Nous nous sommes un peu étendus sur ces phrases elliptiques ; premierement, parce que le génitif qui est ici notre objet principal, y paroissant employé d’une autre maniere que sa destination originelle ne semble le comporter, il étoit de notre devoir de montrer que ce ne sont que des écarts apparens, & que les assertions contraires des méthodistes sont fausses & fort éloignées du vrai génie de la langue latine : en second lieu, parce que nous regardons la connoissance des moyens de suppléer l’ellipse, comme une des principales clés de cette langue.

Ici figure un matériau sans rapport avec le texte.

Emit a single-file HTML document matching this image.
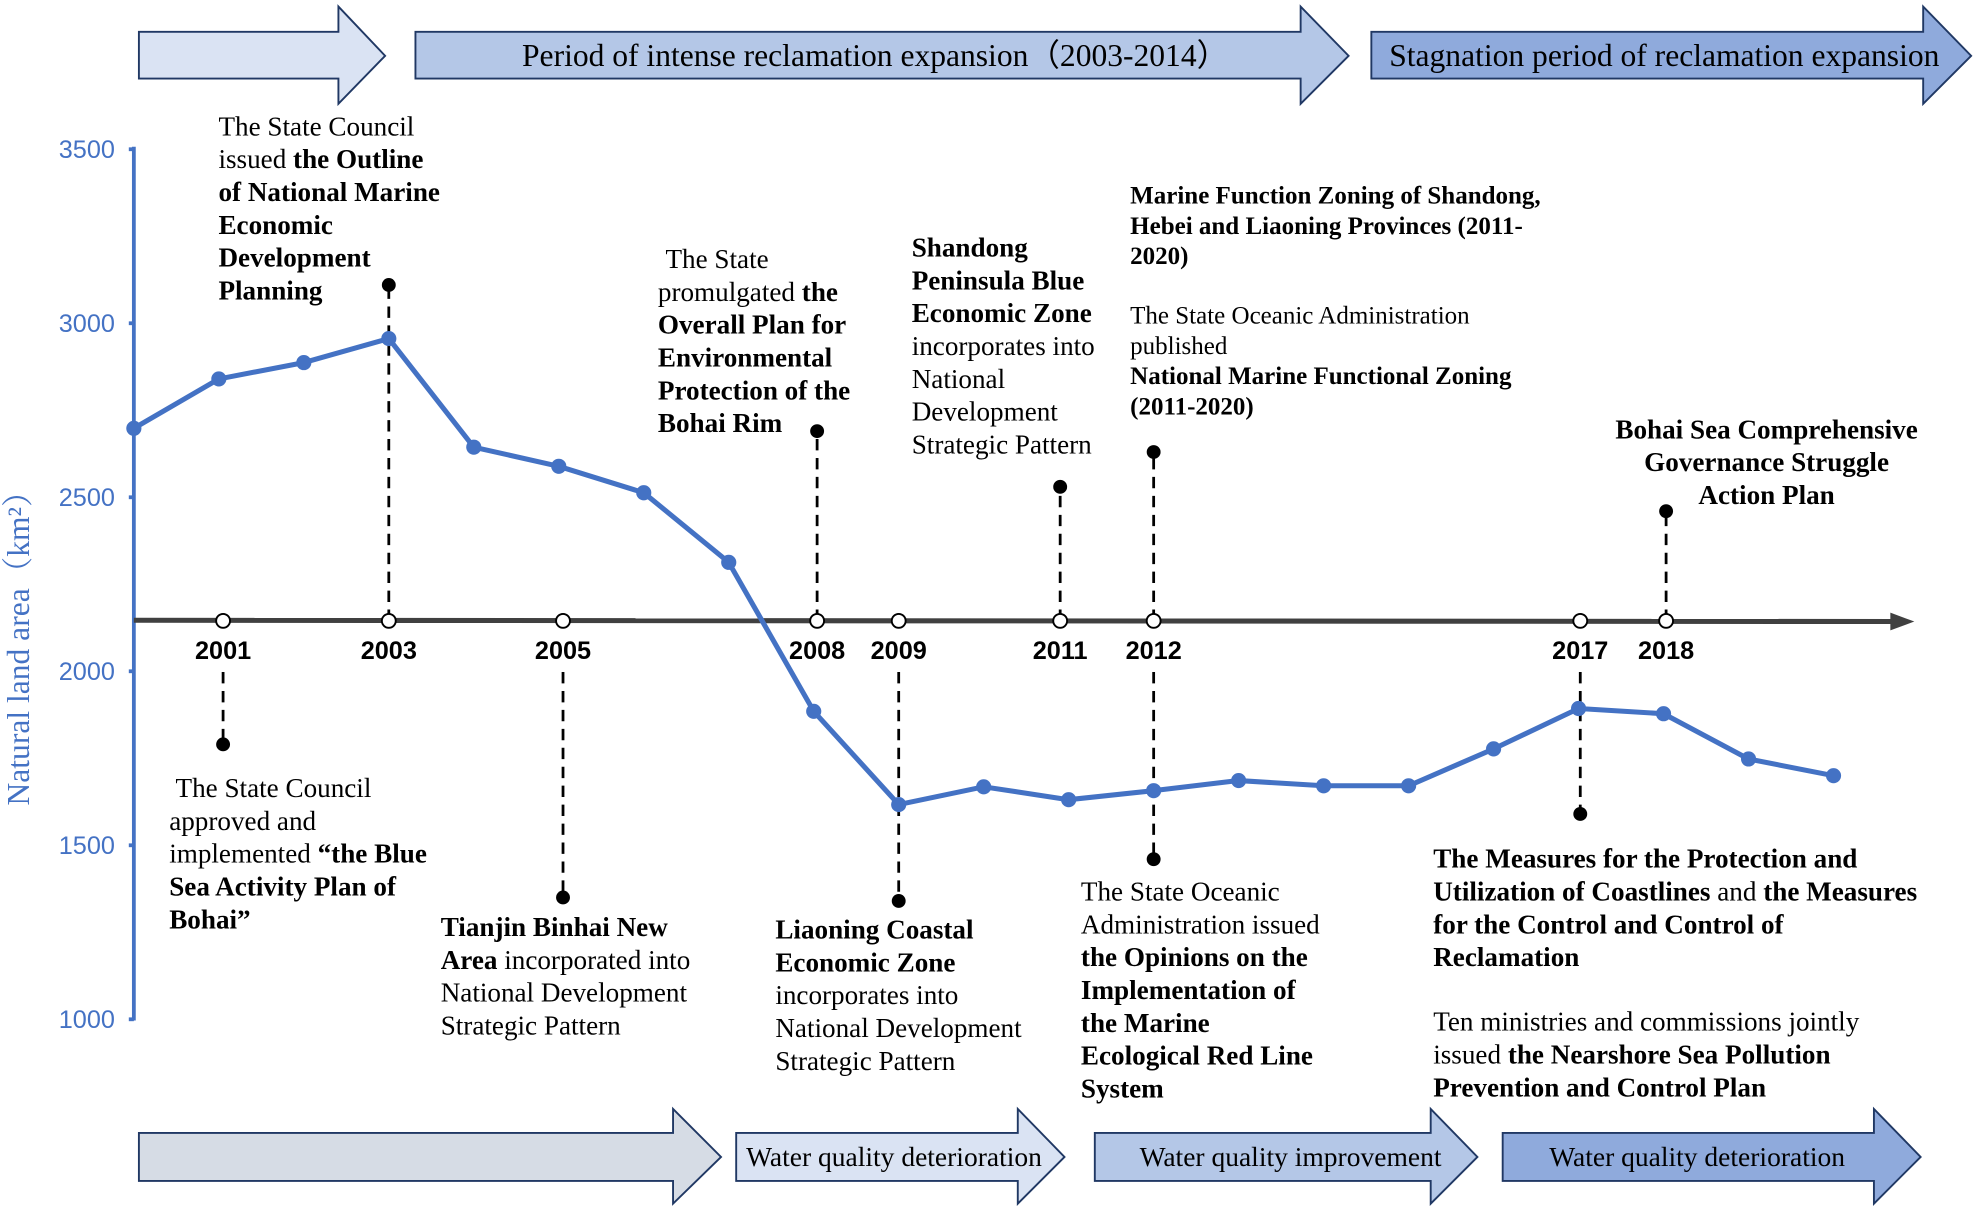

On doit être suffisamment convaincu par tout ce qui précede, que le génitif fait l’office de déterminatif à l’égard du nom auquel il est subordonné : mais il faut bien se garder de conclure que ce soit le seul moyen qu’on puisse employer pour cette détermination. Il faut bien qu’il y en ait d’autres dans les langues dont les noms ne reçoivent pas les inflexions appellées cas.

En françois on remplace assez communément la fonction du génitif latin par le service de la préposition de, qui par le vague de sa signification semble exprimer un rapport quelconque ; ce rapport est spécifié dans les différentes occurrences (qu’on nous permette les termes propres) par la nature de son antécédent & de son conséquent. Le créateur de l’univers, rapport de la cause à l’effet : les écrits de Cicéron, rapport de l’effet à la cause : un vase d’or, rapport de la forme à la matiere : l’or de ce vase, rapport de la matiere à la forme, &c. En hébreu, on employe des préfixes, sortes de prépositions inséparables, dont quelqu’une est spécialement déterminative d’un terme antécédent. Chaque langue a son génie & ses ressources.

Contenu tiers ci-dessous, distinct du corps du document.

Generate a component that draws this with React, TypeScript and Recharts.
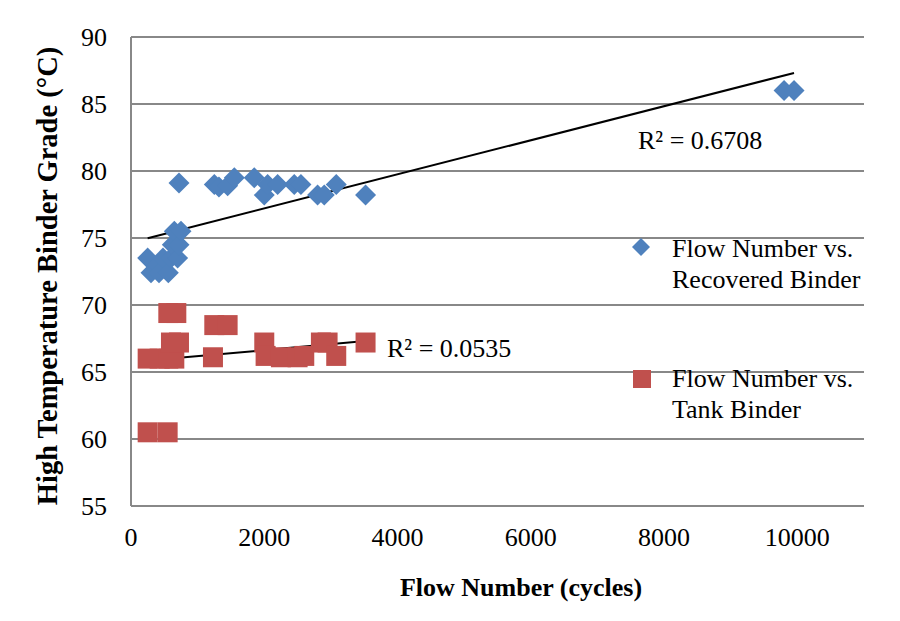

La langue latine elle-même n’est pas tellement restrainte à son génitif déterminatif, qu’elle ne puisse remplir les mêmes vûes par d’autres moyens : Evandrius ensis, c’est la même chose qu’ensis Evandri ; liber meus, c’est liber mei, liber pertinens ad me ; domus regia, c’est domus regis. On voit que le rapport de la chose possédée au possesseur, s’exprime par un adjectif véritablement dérivé du nom du possesseur, mais qui s’accorde avec le nom de la chose possédée ; parce que le rapport d’appartenance est réellement en elle & s’identifie avec elle.